On the way home from the beach last weekend, I read Emily Giffin’s new book, Where We Belong. (I really enjoyed the book and would recommend it to any gal looking for a good, quick read.)
A few chapters of the book take place back in 1995. Songs from 1995 were referenced and my mind naturally went back to 1995.
In 1995, I turned 13 years old. We started the year living in Louisiana, and by the beginning of the summer we had picked up and moved to Indiana. I felt like Indiana was in the middle of no where. I was surrounded by corn fields. There were basketball goals in every driveway. And I didn’t know a soul.
I was a rising 8th grader and almost a teenager that summer. I was an awkward-looking 12 year old. I had a weird bob haircut and I hadn’t really settled into my body yet. I had just said goodbye to all of my friends in the world and rode in our minivan to our new home.
We spent a good 12 hours in the car and listened to a lot of songs on the radio. The music of 1995.
Sitting in my new room in my new house, spending a summer hanging out with my little brother because neither of us had any friends yet, I listened to a lot of radio. And we watched a lot of MTV and VH1.
And I’ll never forget those songs.
Songs like Kiss From a Rose by Seal. And Hook by Blues Traveler.
Waterfalls by TLC and Hold My Hand by Hootie and the Blowfish.
Songs that turned bands into one hit wonders like Roll to Me by Del Amitri. Or As I Lay Me Down by Sophie B. Hawkins. Of course there was You Are Not Alone by Michael Jackson. And Strong Enough by Sheryl Crowe.
Still, to this day, when I hear any of the songs from that year, I am flooded with the memory of emotions. The feelings of loneliness and fear. I felt excitement and incredible anticipation. And dread. And the fear and nerves of starting a new school and trying to make friends.
I can almost smell the way my new school smelled on that first day when I hear any of these songs. I remember what it was like to ride a school bus for the first time and hear those songs on the radio.

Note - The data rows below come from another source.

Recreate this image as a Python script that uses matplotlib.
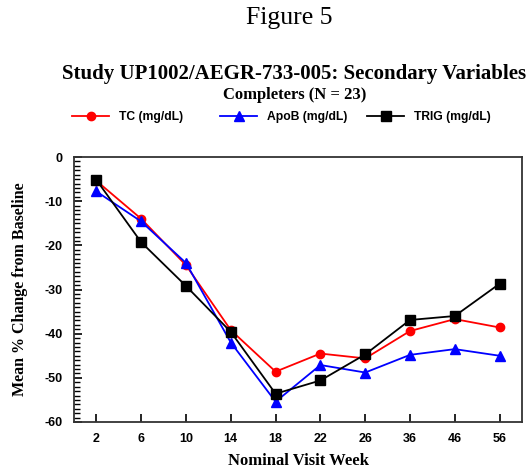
import matplotlib.pyplot as plt
from matplotlib.ticker import MultipleLocator

plt.rcParams['axes.unicode_minus'] = False

# visit weeks and mean % change from baseline
weeks = ['2', '6', '10', '14', '18', '22', '26', '36', '46', '56']
tc = [-5.4, -14.0, -24.5, -39.2, -48.6, -44.5, -45.6, -39.4, -36.7, -38.6]
apob = [-7.8, -14.6, -24.0, -42.0, -55.4, -47.1, -48.8, -44.8, -43.5, -45.0]
trig = [-5.2, -19.3, -29.2, -39.6, -53.6, -50.6, -44.7, -36.9, -36.0, -28.7]

serif = 'Liberation Serif'
sans = 'Liberation Sans'

fig = plt.figure(figsize=(5.29, 4.72), dpi=100)
ax = fig.add_axes([74/529, 1 - 422/472, 448/529, 265/472])

x = range(len(weeks))
l1, = ax.plot(x, tc, color='red', marker='o', markersize=6, lw=1.3, label='TC (mg/dL)')
l2, = ax.plot(x, apob, color='blue', marker='^', markersize=6.5, lw=1.3, label='ApoB (mg/dL)')
l3, = ax.plot(x, trig, color='black', marker='s', markersize=6.5, lw=1.3, label='TRIG (mg/dL)')

ax.set_xlim(-0.5, len(weeks) - 0.5)
ax.set_ylim(-60, 0)
ax.set_xticks(list(x))
ax.set_xticklabels(weeks)
ax.yaxis.set_major_locator(MultipleLocator(10))
ax.yaxis.set_minor_locator(MultipleLocator(1))
ax.tick_params(axis='both', direction='in', length=6, width=1.2, pad=8)
ax.tick_params(axis='y', which='minor', direction='in', length=4, width=1)
ax.tick_params(top=False, right=False)
for lab in ax.get_xticklabels() + ax.get_yticklabels():
    lab.set_fontfamily(sans)
    lab.set_fontweight('bold')
    lab.set_fontsize(9)
for sp in ax.spines.values():
    sp.set_linewidth(1.3)
    sp.set_color('#333333')

ax.set_xlabel('Nominal Visit Week', fontfamily=serif, fontweight='bold', fontsize=12, labelpad=6)
ax.set_ylabel('Mean % Change from Baseline', fontfamily=serif, fontweight='bold', fontsize=11.5, labelpad=12)

fig.text(289/529, 1 - 18/472, 'Figure 5', fontfamily=serif, fontsize=18.5, ha='center', va='center')
fig.text(62/529, 1 - 74/472, 'Study UP1002/AEGR-733-005: Secondary Variables',
         fontfamily=serif, fontweight='bold', fontsize=15, ha='left', va='center')
fig.text(295/529, 1 - 95/472, 'Completers (N = 23)', fontfamily=serif, fontweight='bold',
         fontsize=12, ha='center', va='center')

# one legend per entry so each sits where the reference puts it
for h, x0 in zip([l1, l2, l3], [72, 220, 367]):
    fig.legend(handles=[h], loc='center left', bbox_to_anchor=(x0/529, 1 - 117/472),
               frameon=False, prop={'family': sans, 'weight': 'bold', 'size': 8.7},
               handlelength=3.1, handletextpad=0.8, borderpad=0, borderaxespad=0)

fig.savefig('out.png', dpi=100)
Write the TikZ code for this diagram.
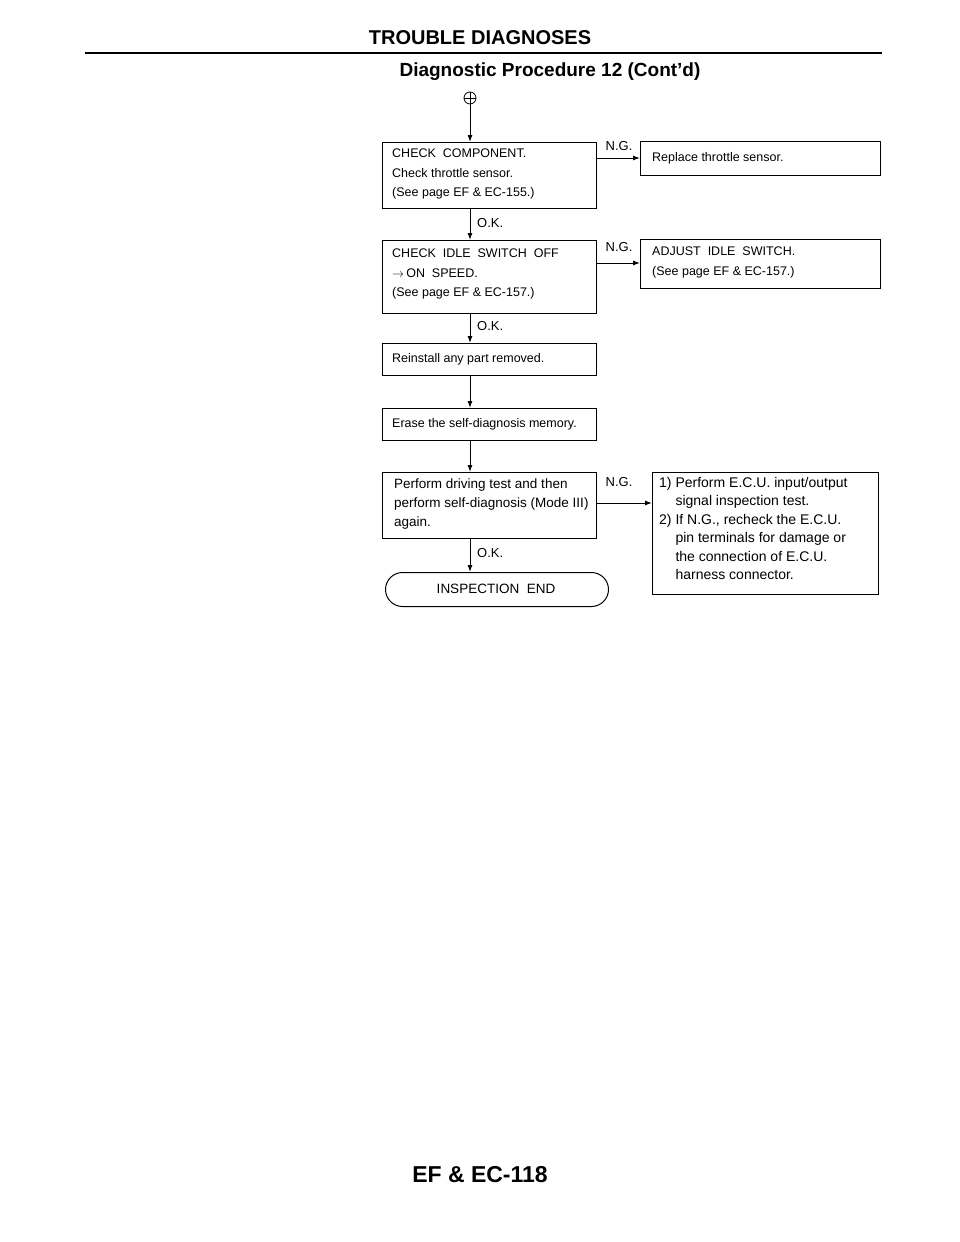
\documentclass[tikz,border=0pt]{standalone}
\usepackage{fontspec}
\usetikzlibrary{arrows.meta}
\setmainfont{Liberation Sans}
\begin{document}
\begin{tikzpicture}[x=1pt,y=-1pt,
  bx/.style={draw,line width=1pt,rectangle,anchor=north west,inner sep=0pt},
  txt/.style={anchor=north west,align=left,font=\fontsize{12.5}{19.5}\selectfont,inner sep=0pt},
  lbl/.style={font=\fontsize{13}{14}\selectfont,inner sep=1pt},
  arr/.style={-{Latex[length=7pt,width=5pt]},line width=1pt}]
\useasboundingbox (0,0) rectangle (960,1242);
\node[font=\bfseries\fontsize{20}{22}\selectfont] (title) at (480,38) {TROUBLE DIAGNOSES};
\draw[line width=1.8pt] (85,53) -- (882,53);
\node[font=\bfseries\fontsize{19}{22}\selectfont] (sub) at (550,72) {Diagnostic Procedure 12 (Cont'd)};
% connector
\node[draw,circle,minimum size=12pt,inner sep=0pt,line width=0.8pt] (c) at (470,98) {};
\draw[line width=0.8pt] (464,98)--(476,98) (470,92)--(470,104);
% boxes
\node[bx,minimum width=214pt,minimum height=66pt] (b1) at (382,142) {};
\node[txt] at (392,149) {CHECK\ \ COMPONENT.\\ Check throttle sensor.\\ (See page EF \& EC-155.)};
\node[bx,minimum width=240pt,minimum height=34pt] (r1) at (640,141) {};
\node[txt,anchor=west] at (652,158) {Replace throttle sensor.};
\node[bx,minimum width=214pt,minimum height=73pt] (b2) at (382,240) {};
\node[txt] at (392,249) {CHECK\ \ IDLE\ \ SWITCH\ \ OFF\\ $\rightarrow$\,ON\ \ SPEED.\\ (See page EF \& EC-157.)};
\node[bx,minimum width=240pt,minimum height=49pt] (r2) at (640,239) {};
\node[txt] at (652,247) {ADJUST\ \ IDLE\ \ SWITCH.\\ (See page EF \& EC-157.)};
\node[bx,minimum width=214pt,minimum height=32pt] (b3) at (382,343) {};
\node[txt,anchor=west] at (392,359) {Reinstall any part removed.};
\node[bx,minimum width=214pt,minimum height=32pt] (b4) at (382,408) {};
\node[txt,anchor=west] at (392,424) {Erase the self-diagnosis memory.};
\node[bx,minimum width=214pt,minimum height=66pt] (b5) at (382,472) {};
\node[txt,font=\fontsize{13.5}{19}\selectfont] at (394,479) {Perform driving test and then\\ perform self-diagnosis (Mode III)\\ again.};
\node[bx,minimum width=226pt,minimum height=122pt] (r5) at (652,472) {};
\node[txt,font=\fontsize{14}{18.5}\selectfont] at (659,477) {1)\ Perform E.C.U. input/output\\ \phantom{1)\ }signal inspection test.\\ 2)\ If N.G., recheck the E.C.U.\\ \phantom{2)\ }pin terminals for damage or\\ \phantom{2)\ }the connection of E.C.U.\\ \phantom{2)\ }harness connector.};
\node[draw,line width=1pt,rounded corners=17pt,minimum width=223pt,minimum height=34pt,anchor=north west,inner sep=0pt] (end) at (385,572) {};
\node[txt,anchor=center,font=\fontsize{13.5}{16}\selectfont] at (496,589) {INSPECTION\ \ END};
% connectors
\draw[arr] (c.south) -- (470,142);
\draw[arr] (470,208) -- (470,240);
\draw[arr] (470,313) -- (470,343);
\draw[arr] (470,375) -- (470,408);
\draw[arr] (470,440) -- (470,472);
\draw[arr] (470,538) -- (470,572);
\draw[arr] (596,158) -- (640,158);
\draw[arr] (596,263) -- (640,263);
\draw[arr] (596,503) -- (652,503);
\node[lbl] at (619,146) {N.G.};
\node[lbl] at (619,247) {N.G.};
\node[lbl] at (619,482) {N.G.};
\node[lbl,anchor=west] at (476,223) {O.K.};
\node[lbl,anchor=west] at (476,326) {O.K.};
\node[lbl,anchor=west] at (476,553) {O.K.};
\node[font=\bfseries\fontsize{23}{26}\selectfont] (foot) at (480,1175) {EF \& EC-118};
\end{tikzpicture}
\end{document}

It’s unclear whether or not I could name the songs of 1996 or 1997. I don’t even really know what songs were really popular when I finished high school. But the pop culture of 1995 is still so fresh in my memory.
I took a couple of trips back to Louisiana that summer for youth choir tour and church camp. I wrote a lot of letters to my friends and I eagerly checked my mailbox every single day for letters. And I saved every one I received. (This was a couple of years before email was a mainstream thing.)
I cried a lot that summer. There was actually a Tropical Storm Erin that summer, and my parents joked with me that it was really me and I was just crying enough to create a tropical storm.
1995 is a huge mark on the map outline of my life. I learned how to start over. I learned that I can be brave and that my home is where my family is. Because of this, I’m not afraid of the possibility of following my husband where ever God wants to take us. And I’m just as open to the idea of living in this great town for the rest of my life because that’s where my family is.
And that summer, I really, for the first time in my life, remember what it feels like to trust in God that He knows the plans for us and that He is going to take care of us.
My brother and I have talked about the songs of 1995 before and the strong memories we have just from hearing the songs on the radio.
But all these thoughts just because I read Where We Belong and Elderly Woman Behind the Counter in a Small Town was referenced. Oh, the memories.
Is there a song that does that for you? Or a year of music that brings back strong memories like that?